THE LAND OF THE BIG BANANA
Tourism has been discovered by our politicians. We have finally ‘found ourselves’ and now we want the world to find us too. Crocodile Dundee (the real name of screen character Paul Hogan) has exhorted us to “Smile and say g’day” to foreigners who come to our shores. Economists have waxed lyrical about the potential for profits and job creation that lie in the tourist industry.
Is tourism to be the saviour of the Australian economy?
Some Christian tourists to countries like Fiji, Thailand and Indonesia feel guilty about the standard (or should that be double-standard) of tourist life. There seem to be two quite separate economies in operation: one for the tourist, with luxury, five-star hotels; and the other for the locals, who live in squalid villages. It’s almost enough to put you off your lobster mornay and banana daiquiri! Better to avoid the squalid villages, except for the occasional bargain-hunting expedition.
Yes, there is something uncomfortable or slightly voyeuristic about touring through other people’s poverty. It seems selfish or immoral to enjoy the beautiful beaches of someone else’s underdeveloped country.
What, you might ask, have primitive Fijian villages got to do with Australia’s tourist boom?
You can’t get on to Moore Park Public Golf Course these days without an appointment. The private clubs have raised their visitor’s fees to discourage the tourists who are clogging up their courses. The poor man who enjoys his game of golf cannot afford the private clubs and now cannot get onto the public courses because of the tourists.

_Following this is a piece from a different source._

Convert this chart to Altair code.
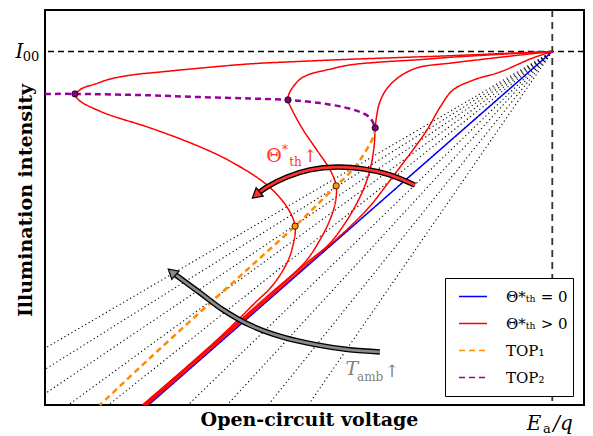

Nowadays, who can afford a Palm Beach holiday? It has always been a bit upmarket, but with the influx of tourists, flush with their buoyant currency, Palm Beach is now a playground of the superrich.
Thanks to the tourists we have more city restaurants than ever, with a wider range of cuisine. Thanks also to the tourists we can’t afford to eat at them.

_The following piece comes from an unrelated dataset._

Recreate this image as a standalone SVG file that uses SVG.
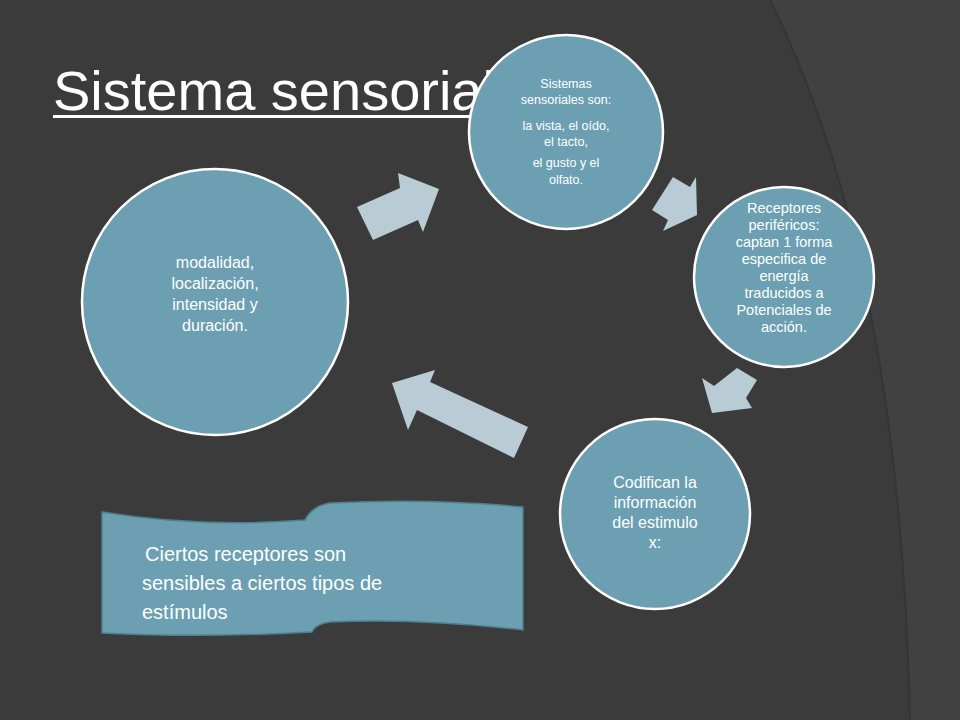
<svg xmlns="http://www.w3.org/2000/svg" width="960" height="720" viewBox="0 0 960 720">
<style>
.n{fill:#6b9fb1;stroke:#fff;stroke-width:2.5}
.t{fill:#fff;font-family:"Liberation Sans",Arial,sans-serif;text-anchor:middle}
.a{fill:#b9ccd5}
</style>
<rect width="960" height="720" fill="#3b3b3b"/>
<path d="M770 0 Q900 260 910 720 L960 720 L960 0 Z" fill="#414141"/>
<path d="M770 0 Q900 260 910 720" fill="none" stroke="#353535" stroke-width="2"/>
<text x="53" y="110" font-family="Liberation Sans,Arial,sans-serif" font-size="56" fill="#fff">Sistema sensorial</text>
<rect x="53" y="115" width="420" height="3" fill="#fff"/>
<g id="connectors">
<polygon class="a" points="357,207 400,188 398,173 439,189 423,232 418,220 373,240"/>
<polygon class="a" points="652,210 673,177 690,187 696,177 697,215 663,231 668,220"/>
<polygon class="a" points="737,368 757,380 746,398 752,408 712,413 702,378 714,386"/>
<polygon class="a" points="392,383 435,370 430,382 528,427 514,458 417,410 408,430"/>
</g>
<g id="n1"><circle class="n" cx="215" cy="302" r="133"/>
<text class="t" font-size="16"><tspan x="215" y="268">modalidad,</tspan><tspan x="215" y="289">localización,</tspan><tspan x="215" y="310">intensidad y</tspan><tspan x="215" y="331">duración.</tspan></text></g>
<g id="n2"><circle class="n" cx="566" cy="132" r="97"/>
<text class="t" font-size="12.5"><tspan x="566" y="88">Sistemas</tspan><tspan x="566" y="104">sensoriales son:</tspan><tspan x="566" y="130">la vista, el oído,</tspan><tspan x="566" y="146">el tacto,</tspan><tspan x="566" y="167">el gusto y el</tspan><tspan x="566" y="184">olfato.</tspan></text></g>
<g id="n3"><circle class="n" cx="784" cy="277" r="90"/>
<text class="t" font-size="14.5"><tspan x="784" y="213">Receptores</tspan><tspan x="784" y="230">periféricos:</tspan><tspan x="784" y="247">captan 1 forma</tspan><tspan x="784" y="264">especifica de</tspan><tspan x="784" y="281">energía</tspan><tspan x="784" y="298">traducidos a</tspan><tspan x="784" y="315">Potenciales de</tspan><tspan x="784" y="332">acción.</tspan></text></g>
<g id="n4"><circle class="n" cx="655" cy="514" r="95"/>
<text class="t" font-size="16"><tspan x="655" y="488">Codifican la</tspan><tspan x="655" y="508">información</tspan><tspan x="655" y="528">del estimulo</tspan><tspan x="655" y="548">x:</tspan></text></g>
<g id="banner">
<path d="M102 512 Q200 528 305 520 Q312 506 330 503 Q430 498 523 507 L523 630 Q420 618 330 622 Q315 624 312 632 Q200 638 102 633 Z" fill="#6b9fb1" stroke="#4d7f90" stroke-width="1.5"/>
<text font-family="Liberation Sans,Arial,sans-serif" font-size="20" fill="#fff"><tspan x="145" y="561">Ciertos receptores son</tspan><tspan x="142" y="590">sensibles a ciertos tipos de</tspan><tspan x="142" y="619">estímulos</tspan></text></g>
</svg>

Is the tourist dollar worth having? When the stock market tumbles in Tokyo, London or New York, will our tourist economy survive? It is a fragile industry, balanced precariously on the wealth of others. It is a sophisticated way of selling the family farm, denying ourselves the very beauty of the country we call home for the sake of a few fast dollars.
International drive and entrepreneurial initiative are important for the future for our economy. But let us create wealth, rather than trying to fleece the rich tourist. Let us use our resources, labour and technology to develop new products, rather than accepting the quick cash of the tourist bubble.
And you can guess who suffers most— the Little Australian, who can no longer afford his favourite golf course, beach or restaurant. The Little Australian who, in service of the rich tourists, is forced into the squalor of second-class suburbia.